Prisoners will be allowed to vote in next years elections - but those declared to be of unsound mind will be excluded. File photo: Steve Lawrence

Durban - Prisoners will be allowed to vote in next year’s elections - but those declared to be of “unsound mind” will be excluded.

So said the Independent Electoral Commission (IEC) in responding to public submissions on the Electoral Amendment Bill now before Parliament’s home affairs oversight committee.

This has led to some organisations and MPs calling for the provision in the Electoral Amendment Act to be removed as it could be seen as a form of discrimination against people suffering from mental illness.

In its submission, the Ubuntu Centre South Africa organisation raised concerns about certain sections of the bill that “discriminate” against persons with psychosocial disabilities and those who are detained under the Mental Health Act.

“This is in conflict with the constitution and the UN Convention on the Rights of People with Disabilities,” said the organisation in its submission.

IEC chief executive Mosotho Moepya responded that the commission had found, in countries like the US, 44 states out of the 50 states did not permit persons with mental disabilities to register as voters.

“We looked at Europe and out of 27 of those European countries only nine allowed such persons to register and to vote,” said Moepya.

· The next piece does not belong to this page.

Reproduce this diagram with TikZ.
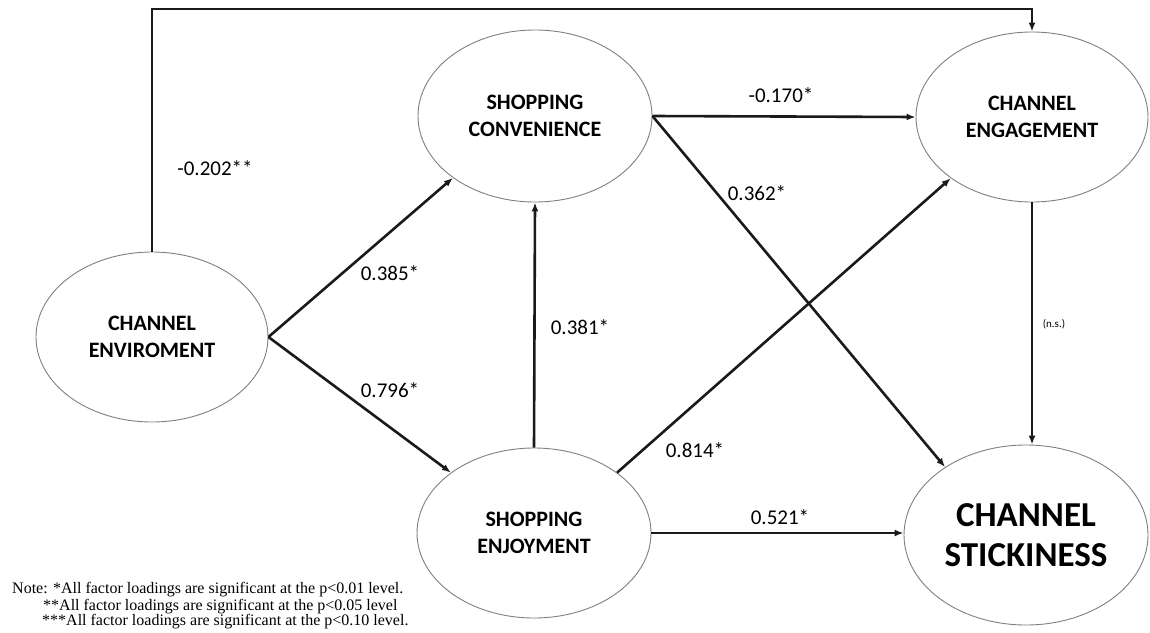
\documentclass[tikz,border=0pt]{standalone}
\usepackage{fontspec}
\setsansfont{Carlito}
\newfontfamily\notefont{Liberation Serif}
\usepackage{xcolor}
\usepackage{tikz}
\usetikzlibrary{arrows.meta,shapes.geometric}
\definecolor{rimgray}{HTML}{7F7F7F}
\definecolor{linkblack}{HTML}{1A1A1A}

\begin{document}
\begin{tikzpicture}[x=1pt,y=-1pt,
  latent/.style={ellipse,draw=rimgray,line width=0.9pt,inner sep=0pt,minimum width=234pt,minimum height=170pt,align=center,font=\sffamily\bfseries\fontsize{22}{27}\selectfont},
  link/.style={draw=linkblack,line width=2.6pt,-{Latex[length=9pt,width=7pt]}},
  coef/.style={font=\sffamily\fontsize{21}{25}\selectfont},
  notes/.style={anchor=west,inner sep=0pt,font=\notefont\fontsize{16}{16}\selectfont}]
  \useasboundingbox (0,0) rectangle (1150,632);
  \node[latent,minimum width=232pt] (env) at (152,337) {CHANNEL\\ENVIROMENT};
  \node[latent,minimum height=172pt] (conv) at (535,116) {SHOPPING\\CONVENIENCE};
  \node[latent,minimum width=232pt] (eng) at (1032,117) {CHANNEL\\ENGAGEMENT};
  \node[latent] (enj) at (534,533) {SHOPPING\\ENJOYMENT};
  \node[latent,minimum width=244pt,minimum height=180pt,font=\sffamily\bfseries\fontsize{35}{40}\selectfont] (stick) at (1026,535) {CHANNEL\\STICKINESS};
  \coordinate (top) at (600,9);
  \draw[link] (env.north) |- (top) -| (eng.north);
  \draw[link] (env.east) -- (conv.217);
  \draw[link] (env.east) -- (enj.144);
  \draw[link] (enj.north) -- (conv.south);
  \draw[link] (conv.east) -- (eng.west);
  \draw[link] (conv.east) -- (stick.140);
  \draw[link] (enj.36) -- (eng.217);
  \draw[link] (enj.east) -- (enj.east -| stick.west);
  \draw[link] (eng.south) -- (eng.south |- stick.north);
  \node[coef] (c202) at (215,168) {-0.202**};
  \node[coef] (c385) at (390,273) {0.385*};
  \node[coef] (c796) at (390,390) {0.796*};
  \node[coef] (c381) at (580,327) {0.381*};
  \node[coef] (c170) at (781,95) {-0.170*};
  \node[coef] (c362) at (757,193) {0.362*};
  \node[coef] (c814) at (695,450) {0.814*};
  \node[coef] (c521) at (780,517) {0.521*};
  \node[font=\sffamily\fontsize{11}{12}\selectfont] (cns) at (1054,324) {(n.s.)};
  \node[notes] (note1) at (12,590) {Note: *All factor loadings are significant at the p<0.01 level.};
  \node[notes] (note2) at (43,607) {**All factor loadings are significant at the p<0.05 level};
  \node[notes] (note3) at (42,622) {***All factor loadings are significant at the p<0.10 level.};
\end{tikzpicture}
\end{document}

He said the exclusion extended to situations in which people were detained under the Mental Health Care Act.

The ANC’s Andre Gaum said the IEC should “just drop that provision from the relevant legislation”.

“If someone makes the effort to pitch up at a voting station why shouldn’t we just allow them?” he asked.

Corne Mulder of the Freedom Front Plus quipped that people with bipolar disorder would probably “take up a third of the voters roll”.

“But I think the current provision makes sense. The court won’t easily pronounce somebody unsound in mind. There’s a huge process the court goes through,” he said.